Моррису было лет десять, когда мать стала рассказывать ему о прошлом. Он узнал о том, как одну из сестер матери расстреляли у нее на глазах – девушка выглядела неважно, и ее сочли негодной для работы.

 «Они пытались скрыть болезнь сестры и нанести какую-то краску на щеки, но бледность заметили во время утреннего построения, и ее тут же на месте расстреляли, - пересказывает Моррис воспоминания матери. -  Знаете, мне эти рассказы какое-то время даже казались нормой. Я думал, все так жили. А потом я стал прислушиваться к тому, как дети в школе рассказывают о своих дядях и тетях, о поездках к бабушке и дедушке и почувствовал себя очень несчастным. У меня никого не было на всем белом свете». 

Они пытались скрыть болезнь сестры и нанести какую-то краску на щеки, но бледность заметили во время утреннего построения, и ее тут же на месте расстреляли

По данным исследования, проведенного израильскими учеными, дети переживших Холокост страдают не только от воздействия среды, в которой они растут. Они получают свою толику скорби уже при рождении – обстоятельства жизни могут влиять на гены, которые люди передают следующему поколению. Ощущение «чужого на празднике жизни» никогда не покидало Морриса. Врачи называли это депрессией, периодически прописывали таблетки, иногда лекарства помогали, большей частью – не очень.  
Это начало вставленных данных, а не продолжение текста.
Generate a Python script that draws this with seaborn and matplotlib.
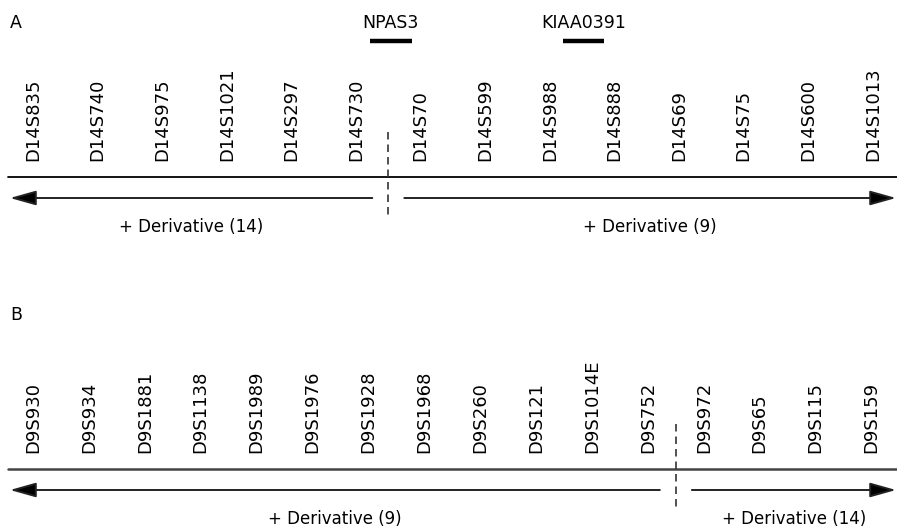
import matplotlib
matplotlib.use("Agg")
import matplotlib.pyplot as plt
import pandas as pd
import seaborn as sns

# Marker order along each derivative chromosome
markers_a = ["D14S835", "D14S740", "D14S975", "D14S1021", "D14S297", "D14S730",
             "D14S70", "D14S599", "D14S988", "D14S888", "D14S69", "D14S75",
             "D14S600", "D14S1013"]
markers_b = ["D9S930", "D9S934", "D9S1881", "D9S1138", "D9S1989", "D9S1976",
             "D9S1928", "D9S1968", "D9S260", "D9S121", "D9S1014E", "D9S752",
             "D9S972", "D9S65", "D9S115", "D9S159"]

# Breakpoint position (in marker index units)
break_a = 5.5
break_b = 11.5

# Genes shown above panel A (start/end in marker index units)
genes_a = ["NPAS3", "KIAA0391"]
gene_start_a = [5.22, 8.2]
gene_end_a = [5.86, 8.84]

# Arrow segment labels
labels_a = ["+ Derivative (14)", "+ Derivative (9)"]
labels_b = ["+ Derivative (9)", "+ Derivative (14)"]

sns.set_theme(style="white")
plt.rcParams["font.family"] = ["DejaVu Sans"]
plt.rcParams["text.color"] = "black"

W, H = 897, 529
fig = plt.figure(figsize=(W / 100, H / 100), dpi=100)


def draw_panel(ax, letter, markers, brk, seg_labels, y0, top, bottom, step,
               genes=None, g_start=None, g_end=None, line_color="black", line_w=1.3):
    x0 = 33  # pixel position of the first marker
    px = lambda p: (p - x0) / step
    ax.set_xlim(px(0), px(W))
    ax.set_ylim(bottom, top)
    ax.axis("off")

    ax.text(px(10), y0 + 28, letter, fontsize=12.5, ha="left", va="baseline")

    for i, name in enumerate(markers):
        ax.text(i, y0 + 161, name, rotation=90, ha="center", va="bottom", fontsize=13)

    # chromosome line
    base = pd.DataFrame({"x": [px(8), px(W)], "y": [y0 + 177] * 2})
    sns.lineplot(data=base, x="x", y="y", ax=ax, color=line_color, lw=line_w)

    # breakpoint
    ax.plot([brk, brk], [y0 + 132, y0 + 218], color="#333333", lw=1.2,
            ls=(0, (4.5, 3)))

    # derivative arrows
    gap = 16 / step
    ay = y0 + 198
    left_tip, right_tip = px(10), px(896)
    arrow = dict(arrowstyle="-|>,head_length=1.6,head_width=0.45", mutation_scale=10,
                 lw=1.4, color="#222222", fc="black", shrinkA=0, shrinkB=0)
    ax.annotate("", xy=(left_tip, ay), xytext=(brk - gap, ay), arrowprops=arrow)
    ax.annotate("", xy=(right_tip, ay), xytext=(brk + gap, ay), arrowprops=arrow)

    ax.text((left_tip + brk - gap) / 2, y0 + 232, seg_labels[0], fontsize=12,
            ha="center", va="baseline")
    ax.text((right_tip + brk + gap) / 2, y0 + 232, seg_labels[1], fontsize=12,
            ha="center", va="baseline")

    if genes:
        for g, s, e in zip(genes, g_start, g_end):
            bar = pd.DataFrame({"x": [s, e], "y": [y0 + 41] * 2})
            sns.lineplot(data=bar, x="x", y="y", ax=ax, color="black", lw=3.2,
                         solid_capstyle="butt")
            ax.text((s + e) / 2, y0 + 28, g, fontsize=12.5, ha="center", va="baseline")


ax_a = fig.add_axes([0, 1 - 265 / H, 1, 265 / H])
ax_b = fig.add_axes([0, 0, 1, 1 - 265 / H])

draw_panel(ax_a, "A", markers_a, break_a, labels_a, 0, 0, 265, 64.6,
           genes_a, gene_start_a, gene_end_a)
draw_panel(ax_b, "B", markers_b, break_b, labels_b, 292, 265, H, 55.9,
           line_color="#444444", line_w=1.8)

fig.savefig("out.png", dpi=100)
А потом, уже после пятидесяти, в его жизни появилась Таня – иммигрантка из Москвы. Ей было тогда под пятьдесят. У нее был сын, мать и собака. У Морриса была только кошка. Все вместе они зажили неведомой доселе Моррису жизнью. К ним стали приходить гости, их стали приглашать, появились друзья и необходимость заботиться о ком-то. Даже кошка и собака поладили друг с другом и мирно делили миску.

 «Таня была человеком, буквально излучающим счастье и радость, - вспоминает Моррис. -  Было практически невозможно пребывать в депрессии рядом с ней, хотя периодически я и тогда ощущал свою болезнь. Но Таня была ходячим воплощением жизненной силы. Она научила меня тому, что жизнь может быть радостной и светлой».

Моррис рассказывал Тане о детстве, проживая его заново, прислушиваясь к собственным откровениям и переосмысливая их. Это было эффективнее, чем дорогостоящие посещения психологов на протяжении всей его жизни до нее.

«Я как-то сказал Тане, что мечтал в детстве об игрушечном паровозике, который мне так  и не купили, - говорит он. -  И, вы знаете, она пошла и купила мне набор игрушечных паровозиков».

Я как-то сказал Тане, что мечтал в детстве об игрушечном паровозике, который мне так  и не купили, а она пошла и купила мне набор игрушечных паровозиков

Таня ушла так же неожиданно, как появилась. Она умерла от рака. Но ее «уроки» не прошли бесследно. Моррис, конечно, не избавился от депрессии,  но он продолжает дружить с их общими друзьями и родственниками. И он точно знает теперь о другой, «нормальной» жизни, без воспоминаний об утренних построениях и расстрелах, с родственниками, детьми, домашними животными и милыми игрушками из детства.